Odd Arne Westad, Elihu Professor of History and Global Affairs at Yale, will assume the directorship of ISS on July 1, 2021.

“I’m extremely lucky to have the opportunity to serve in this role, building on what my predecessors here at Yale have established,” said Westad. “Paul Kennedy and his successor Nuno Monteiro have created a program that has no equal anywhere in the world, and this week—right after receiving the shocking news of Nuno’s far too early passing—it is even more meaningful for me to try to build on the foundations that he and Paul have constructed.”

“Jackson is in many ways the perfect home” for ISS, Westad said. “It brings together the best of Yale in the pursuit of better understanding global affairs.  It shows how scholarship—both in humanities and the social sciences—is improved when it is anchored in the real world,” he said.
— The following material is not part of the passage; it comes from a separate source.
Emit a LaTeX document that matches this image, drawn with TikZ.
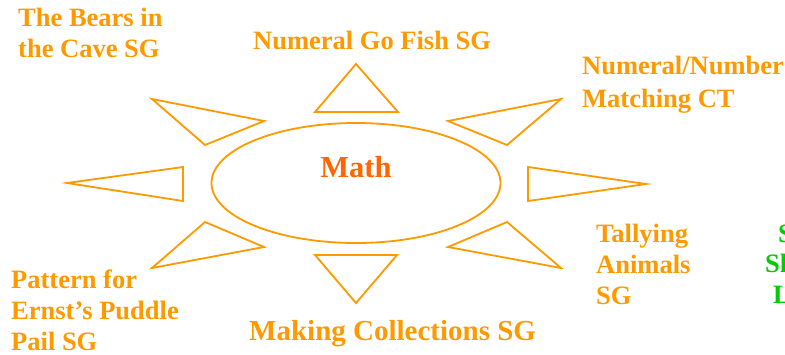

Edward (“Ted”) Wittenstein, currently Deputy Director of Leadership Program at Jackson, will assume the new role of Executive Director of ISS, in addition to continuing to serve as Executive Director of Yale’s Johnson Center for the Study of American Diplomacy and Lecturer in Law and Global Affairs.

“I’m delighted to partner with Arne Westad and colleagues to support this enhanced focus on exceptional, groundbreaking research on international security studies at Jackson,” Wittenstein said. “ISS has such a storied history, and given the full array of threats to global security its mission is even more vital than ever before.”